Este é um conflito em que vale a pena apoiar a Ucrânia, porque a alternativa, em que Putin vence e destrói este país, levará não só à destruição do paradigma de segurança europeu, mas também do paradigma político e económico da Europa no seu todo", está convicto Hess.
De acordo com o especialista, nos próximos meses, os ucranianos não devem preocupar-se com o facto de a assistência da Europa e dos Estados Unidos ser, significativamente, reduzida ou desaparecer por completo.
"A UE distribuiu o apoio de forma bastante sensata. Será prestado durante muito tempo, dada a forma como está estruturado. Nos Estados Unidos, a ajuda à Ucrânia vai continuar a ser objeto de lutas políticas internas. Mas, pelo menos até às eleições presidenciais, até novembro de 2024, a ajuda continuará a ser forte ", acredita Hess.
"Não há possibilidade de acabar com a guerra tão cedo"
A guerra dura há mais de um ano e meio. Nem Kiev nem Moscovo estão agora dispostos a sentar-se à mesa das negociações, insistindo nas suas próprias condições.
O Kremlin afirma que "a operação especial vai continuar até que os seus objectivos sejam alcançados".
A liderança ucraniana não considera o diálogo possível "enquanto as tropas de ocupação estiverem no território do país".
"Nem sequer estamos a pensar em compromissos territoriais. Para a Ucrânia, não há qualquer diferença entre a região de Donetsk e a região de Lviv, a região de Chernihiv e a Crimeia, Kiev e Sevastopol", recordou Ruslan Stefanchuk, presidente do Verkhovna Rada, falando na conferência internacional "Crimeia Global - Compreender a Ucrânia através do Sul".
"Nesta altura, não vejo a possibilidade de acabar com esta guerra", afirmava Judy Dempsey, "Os ucranianos não estão dispostos a negociar qualquer acordo de paz que não tenha em conta a preservação da integridade territorial do país e ouvimos relatos do Kremlin de que também não querem diálogo. A questão que se coloca é a seguinte: se nenhuma das partes está disposta a negociar, se a guerra se arrasta e cada vez mais pessoas morrem, deveria haver um mediador que conseguisse, realmente, aproximar os dois lados. Mas, neste momento, não há mediador".

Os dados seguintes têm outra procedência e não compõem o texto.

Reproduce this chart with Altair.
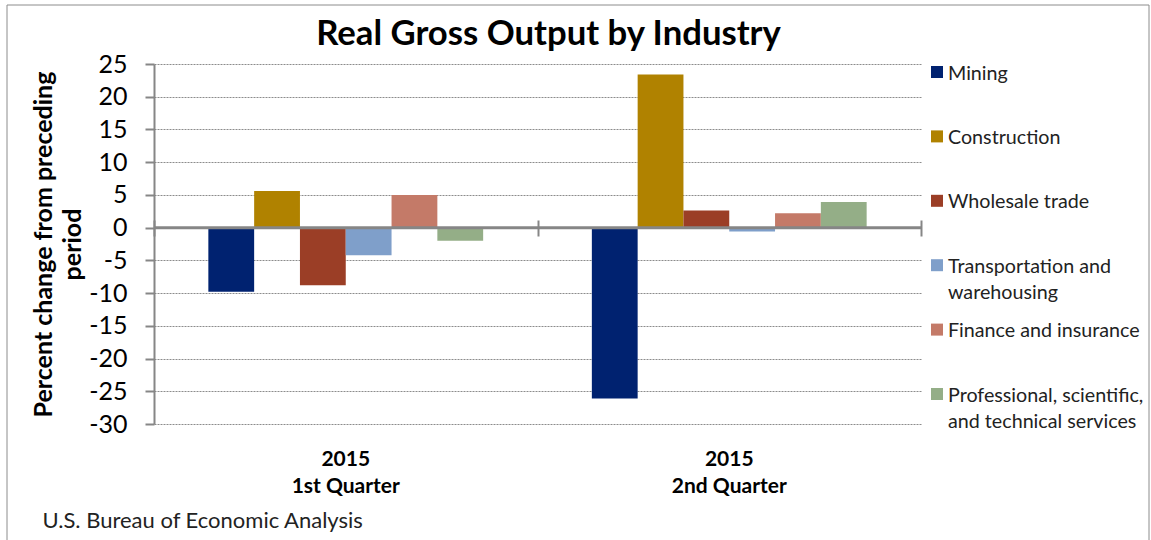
import altair as alt
import pandas as pd

title_text = "Real Gross Output by Industry"
source_text = "U.S. Bureau of Economic Analysis"
year_label = "2015"
quarters = ["1st Quarter", "2nd Quarter"]
industries = [
    "Mining",
    "Construction",
    "Wholesale trade",
    "Transportation and warehousing",
    "Finance and insurance",
    "Professional, scientific, and technical services",
]
legend_labels = [
    "Mining",
    "Construction",
    "Wholesale trade",
    "Transportation and|warehousing",
    "Finance and insurance",
    "Professional, scientific,|and technical services",
]
q1_values = [-9.8, 5.6, -8.8, -4.2, 5.0, -2.0]
q2_values = [-26.1, 23.4, 2.6, -0.6, 2.2, 3.9]
colors = ["#002270", "#B08200", "#9B3E26", "#7F9FCA", "#C47A68", "#94AE87"]
y_ticks = [25, 20, 15, 10, 5, 0, -5, -10, -15, -20, -25, -30]
y_title = ["Percent change from preceding", "period"]

rows = []
for q, vals in zip(quarters, [q1_values, q2_values]):
    for ind, v in zip(industries, vals):
        rows.append({"quarter": q, "industry": ind, "value": v})
df = pd.DataFrame(rows)
legend_df = pd.DataFrame({"industry": industries, "label": legend_labels})
zero_df = pd.DataFrame({"value": [0]})

FONT = "Lato"
GRAY = "#868686"

color_enc = alt.Color(
    "industry:N", sort=industries,
    scale=alt.Scale(domain=industries, range=colors), legend=None,
)

y_axis = alt.Axis(
    values=y_ticks, title=y_title, labelExpr="datum.value + ''",
    titleFont=FONT, titleFontSize=25, titleFontWeight="bold",
    titleColor="black", titleLineHeight=29, titlePadding=3,
    labelFont=FONT, labelFontSize=25, labelColor="black", labelPadding=18,
    tickSize=9, tickColor=GRAY, tickWidth=2,
    domainColor=GRAY, domainWidth=2,
    gridColor="#8c8c8c", gridDash=[2, 1], gridWidth=1,
)
y_scale = alt.Scale(domain=[-30, 25], nice=False, zero=False)

border = alt.Chart(zero_df).mark_rect(
    fillOpacity=0, stroke="#8c8c8c", strokeWidth=1
).encode(
    x=alt.value(-147), x2=alt.value(995), y=alt.value(-59), y2=alt.value(490)
)

bars = alt.Chart(df).mark_bar().encode(
    x=alt.X(
        "quarter:N", sort=quarters,
        scale=alt.Scale(paddingInner=0.0446, paddingOuter=0.0223),
        axis=alt.Axis(
            orient="bottom", domain=False, ticks=False, grid=False,
            labelExpr=f"['{year_label}', datum.label]",
            labelFont=FONT, labelFontSize=21, labelFontWeight="bold",
            labelColor="black", labelLineHeight=27, labelPadding=24, labelAngle=0,
            title=source_text, titleFont=FONT, titleFontSize=22,
            titleFontWeight="normal", titleColor="#222",
            titleAnchor="start", titleAlign="left", titleX=-112, titleY=96,
            titleBaseline="middle",
        ),
    ),
    xOffset=alt.XOffset(
        "industry:N", sort=industries,
        scale=alt.Scale(paddingInner=0, paddingOuter=1),
    ),
    y=alt.Y("value:Q", scale=y_scale, axis=y_axis),
    color=color_enc,
)

zero_line = alt.Chart(zero_df).mark_rule(color=GRAY, strokeWidth=3).encode(
    y=alt.Y("value:Q", scale=y_scale, axis=y_axis)
)

band_ticks = alt.Chart(df).mark_rule(opacity=0).encode(
    x=alt.X(
        "quarter:N", sort=quarters,
        scale=alt.Scale(paddingInner=0, paddingOuter=0),
        axis=alt.Axis(
            orient="top", offset=-172, domain=False, labels=False, grid=False,
            ticks=True, tickBand="extent", tickSize=16, tickColor=GRAY,
            tickWidth=2, title=None,
        ),
    )
)

legend_y = alt.Y(
    "industry:N", sort=industries,
    scale=alt.Scale(type="point", range=[8, 330], padding=0), axis=None,
)
leg_sq = alt.Chart(legend_df).mark_square(size=144, opacity=1).encode(
    y=legend_y, x=alt.value(783), color=color_enc
)
leg_tx = alt.Chart(legend_df).mark_text(
    align="left", baseline="top", dy=-8.5, lineBreak="|", lineHeight=26.5,
    font=FONT, fontSize=19.7, color="#222",
).encode(y=legend_y, x=alt.value(794), text="label:N")

main = alt.layer(border, bars, zero_line, band_ticks).resolve_scale(x="independent")
legend = alt.layer(leg_sq, leg_tx)

chart = alt.layer(main, legend).resolve_scale(y="independent").properties(
    width=767, height=360,
    padding={"left": 154, "top": 64, "right": 230, "bottom": 116},
    autosize=alt.AutoSizeParams(type="none"),
    title=alt.TitleParams(
        title_text, font=FONT, fontSize=34.7, fontWeight="bold", color="black",
        anchor="middle", frame="group", dx=11, dy=35, offset=-40,
        baseline="alphabetic",
    ),
    background="white",
).configure_view(stroke=None)

chart.save("out.html", embed_options={"renderer": "svg", "actions": False})
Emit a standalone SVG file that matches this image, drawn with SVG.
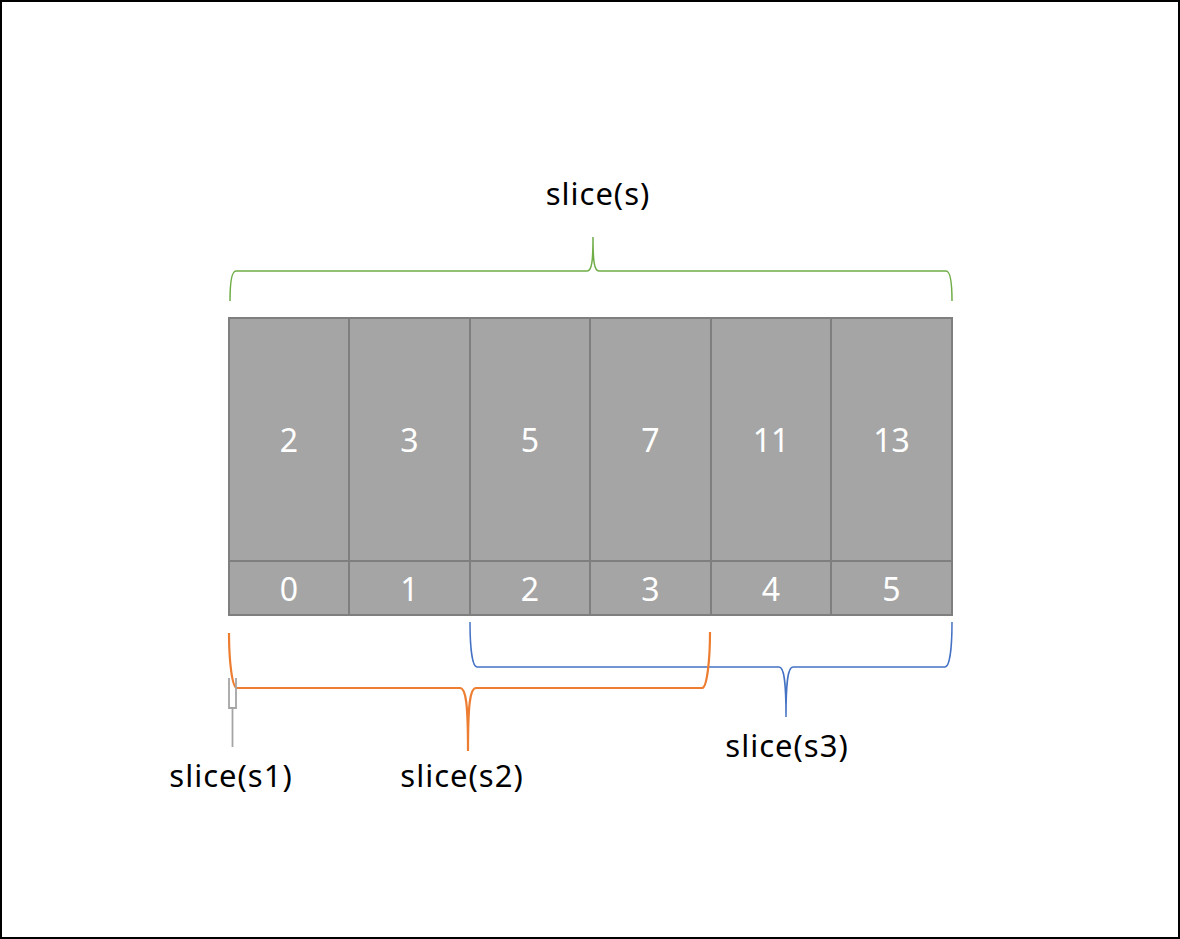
<svg xmlns="http://www.w3.org/2000/svg" width="1180" height="939" viewBox="0 0 1180 939">
<style>
.cell{fill:#a5a5a5;stroke:#7f7f7f;stroke-width:2}
.num{font-family:"Noto Sans","Liberation Sans",sans-serif;font-size:32px;fill:#ffffff;text-anchor:middle}
.lbl{font-family:"Noto Sans","Liberation Sans",sans-serif;font-size:31px;letter-spacing:1px;fill:#000000;text-anchor:middle}
.br{fill:none}
</style>
<rect x="1" y="1" width="1178" height="937" fill="#ffffff" stroke="#000000" stroke-width="2"/>
<g id="cells">
<g id="c0"><rect class="cell" x="229" y="318" width="120" height="243"/><rect class="cell" x="229" y="561" width="120" height="54"/><text class="num" x="289" y="452">2</text><text class="num" x="289" y="601">0</text></g>
<g id="c1"><rect class="cell" x="349" y="318" width="121" height="243"/><rect class="cell" x="349" y="561" width="121" height="54"/><text class="num" x="409.5" y="452">3</text><text class="num" x="409.5" y="601">1</text></g>
<g id="c2"><rect class="cell" x="470" y="318" width="120" height="243"/><rect class="cell" x="470" y="561" width="120" height="54"/><text class="num" x="530" y="452">5</text><text class="num" x="530" y="601">2</text></g>
<g id="c3"><rect class="cell" x="590" y="318" width="121" height="243"/><rect class="cell" x="590" y="561" width="121" height="54"/><text class="num" x="650.5" y="452">7</text><text class="num" x="650.5" y="601">3</text></g>
<g id="c4"><rect class="cell" x="711" y="318" width="120" height="243"/><rect class="cell" x="711" y="561" width="120" height="54"/><text class="num" x="771" y="452">11</text><text class="num" x="771" y="601">4</text></g>
<g id="c5"><rect class="cell" x="831" y="318" width="121" height="243"/><rect class="cell" x="831" y="561" width="121" height="54"/><text class="num" x="891.5" y="452">13</text><text class="num" x="891.5" y="601">5</text></g>
</g>
<g id="connectors">
<path id="brace-s" class="br" stroke="#70ad47" stroke-width="1.5" d="M230,301 C230,285 231,271 236,271 L587,271 C592,271 593,260 593,237 C593,260 594,271 599,271 L946,271 C951,271 952,285 952,301"/>
<path id="brace-s3" class="br" stroke="#4472c4" stroke-width="1.5" d="M470,622 C470,645 472,667 477,667 L779,667 C784,667 786,680 786,717 C786,680 788,667 793,667 L945,667 C950,667 952,645 952,622"/>
<path id="brace-s2" class="br" stroke="#ed7d31" stroke-width="2.2" d="M229,633 C229,660 232,688 237,688 L460,688 C466,688 468,705 468,751 C468,705 470,688 476,688 L702,688 C707,688 710,660 710,632"/>
<path id="brace-s1" class="br" stroke="#a5a5a5" stroke-width="1.8" d="M229,678 L229,708 L236,708 L236,678 M232.5,708 L232.5,747"/>
</g>
<g id="labels">
<text class="lbl" x="598" y="205">slice(s)</text>
<text class="lbl" x="231" y="787">slice(s1)</text>
<text class="lbl" x="462" y="787">slice(s2)</text>
<text class="lbl" x="787" y="757">slice(s3)</text>
</g>
</svg>
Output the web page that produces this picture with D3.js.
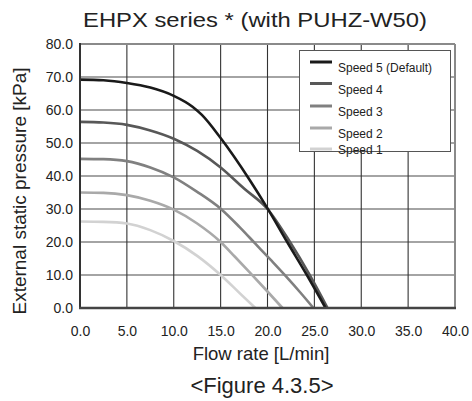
<!DOCTYPE html>
<html>
<head>
<meta charset="utf-8">
<script src="https://cdn.jsdelivr.net/npm/d3@7/dist/d3.min.js"></script>
<style>
  html, body { margin: 0; padding: 0; background: #fff; }
  svg { display: block; font-family: "Liberation Sans", Arial, sans-serif; }
</style>
</head>
<body>
<svg id="chart" width="472" height="401"></svg>
<script>
// ---- data ----
const title = "EHPX series * (with PUHZ-W50)";
const caption = "<Figure 4.3.5>";
const xLabel = "Flow rate [L/min]";
const yLabel = "External static pressure [kPa]";
const xTicks = [0, 5, 10, 15, 20, 25, 30, 35, 40];
const yTicks = [0, 10, 20, 30, 40, 50, 60, 70, 80];
const seriesNames = ["Speed 5 (Default)", "Speed 4", "Speed 3", "Speed 2", "Speed 1"];
const seriesColors = ["#1a1a1a", "#585858", "#808080", "#a9a9a9", "#d2d2d2"];

const speed5 = [[0,69.2],[2.5,69.0],[5,68.2],[7.5,66.8],[10,64.3],[12,61.0],[13,58.5],[15,51.5],[18.1,38.8],[20,30.2],[22.1,20.0],[24.2,10.0],[26.2,0]];
const speed4 = [[0,56.4],[2.5,56.2],[5,55.5],[7.5,53.8],[10,51.3],[12.5,47.6],[15,42.6],[17.5,36.2],[20,30.0],[22.4,20.0],[24.5,10.0],[26.4,0]];
const speed3 = [[0,45.2],[2.5,45.1],[5,44.5],[7.5,42.6],[10,39.6],[12.5,35.2],[15,30.1],[17,24.6],[18.7,19.5],[20.4,14.4],[22,9.5],[23.5,4.7],[24.9,0]];
const speed2 = [[0,35.0],[2.5,34.9],[5,34.2],[7.5,32.5],[10,29.8],[12.5,25.6],[15,20.0],[16.5,15.6],[18,11.1],[19.9,5.3],[21.6,0]];
const speed1 = [[0,26.2],[2.5,26.1],[5,25.6],[7.5,23.6],[10,20.3],[12.5,15.8],[15,10.0],[17,4.6],[18.7,0]];
const seriesData = [speed5, speed4, speed3, speed2, speed1];

// ---- layout ----
const L = 80, R = 455, T = 44, B = 308;
const svg = d3.select("#chart");
const x = d3.scaleLinear().domain([0, 40]).range([L, R]);
const y = d3.scaleLinear().domain([0, 80]).range([B, T]);

// grid
svg.append("g").selectAll("line").data(yTicks.slice(1, -1)).join("line")
  .attr("x1", L).attr("x2", R).attr("y1", d => y(d)).attr("y2", d => y(d))
  .attr("stroke", "#4a4a4a").attr("stroke-width", 1.2);
svg.append("g").selectAll("line").data(xTicks.slice(1, -1)).join("line")
  .attr("y1", T).attr("y2", B).attr("x1", d => x(d)).attr("x2", d => x(d))
  .attr("stroke", "#333").attr("stroke-width", 1.1);

// border top/right
svg.append("line").attr("x1", L).attr("x2", R).attr("y1", T).attr("y2", T)
  .attr("stroke", "#8a8a8a").attr("stroke-width", 2);
svg.append("line").attr("x1", R).attr("x2", R).attr("y1", T).attr("y2", B)
  .attr("stroke", "#8a8a8a").attr("stroke-width", 2);

// curves
const line = d3.line().x(d => x(d[0])).y(d => y(d[1])).curve(d3.curveMonotoneX);
svg.append("g").selectAll("path").data(seriesData.slice().reverse()).join("path")
  .attr("d", line)
  .attr("fill", "none")
  .attr("stroke", (d, i) => seriesColors[seriesData.length - 1 - i])
  .attr("stroke-width", 2.6)
  .attr("stroke-linejoin", "round");

// axes lines (left, bottom)
svg.append("line").attr("x1", L).attr("x2", L).attr("y1", T - 1).attr("y2", B + 1)
  .attr("stroke", "#333").attr("stroke-width", 2);
svg.append("line").attr("x1", L - 1).attr("x2", R + 1).attr("y1", B).attr("y2", B)
  .attr("stroke", "#444").attr("stroke-width", 2.5);

// axis tick labels via d3 axes
const yAxis = d3.axisLeft(y).tickValues(yTicks).tickFormat(d3.format(".1f")).tickSize(0).tickPadding(7);
const gy = svg.append("g").attr("transform", `translate(${L},0)`).call(yAxis);
gy.select(".domain").remove();
gy.selectAll("text").attr("font-size", 14).attr("fill", "#222")
  .attr("font-family", "Liberation Sans, Arial, sans-serif");

const xAxis = d3.axisBottom(x).tickValues(xTicks).tickFormat(d3.format(".1f")).tickSize(0).tickPadding(18);
const gx = svg.append("g").attr("transform", `translate(0,${B})`).call(xAxis);
gx.select(".domain").remove();
gx.selectAll("text").attr("font-size", 14).attr("fill", "#222")
  .attr("font-family", "Liberation Sans, Arial, sans-serif");

// legend
const lg = svg.append("g");
lg.append("rect").attr("x", 299.5).attr("y", 50.5).attr("width", 151).attr("height", 101)
  .attr("fill", "#fff").attr("stroke", "#555").attr("stroke-width", 1);
const rowLineY = [62, 83.5, 106, 128, 149];
const rowTextY = [72, 93.5, 116, 138, 154];
seriesNames.forEach((name, i) => {
  lg.append("line").attr("x1", 310).attr("x2", 332)
    .attr("y1", rowLineY[i]).attr("y2", rowLineY[i])
    .attr("stroke", seriesColors[i]).attr("stroke-width", 3);
  lg.append("text").attr("x", 338).attr("y", rowTextY[i])
    .attr("font-size", 12).attr("fill", "#222").text(name);
});

// titles
svg.append("text").attr("x", 255).attr("y", 27).attr("text-anchor", "middle")
  .attr("font-size", 21).attr("fill", "#222")
  .attr("textLength", 344).attr("lengthAdjust", "spacingAndGlyphs")
  .text(title);
svg.append("text").attr("x", 261).attr("y", 360).attr("text-anchor", "middle")
  .attr("font-size", 18.5).attr("fill", "#222").text(xLabel);
svg.append("text").attr("x", 262).attr("y", 393).attr("text-anchor", "middle")
  .attr("font-size", 22).attr("fill", "#222").text(caption);
svg.append("text").attr("transform", "translate(26,191) rotate(-90)")
  .attr("text-anchor", "middle").attr("font-size", 19).attr("fill", "#222").text(yLabel);
</script>
</body>
</html>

A paz só pode ser alcançada quando as pessoas no poder na Rússia não puderem continuar a guerra, é a convicção de Maximilian Hess.
"Na minha opinião, não há qualquer possibilidade de acabar com a guerra num futuro próximo, porque Vladimir Putin não mostra qualquer interesse em fazê-lo. Foi o Kremlin, em 2014, que iniciou este conflito que se transformou numa guerra, em grande escala, em 2022. A paz só é possível quando o Kremlin já não for capaz ou não estiver disposto a lutar".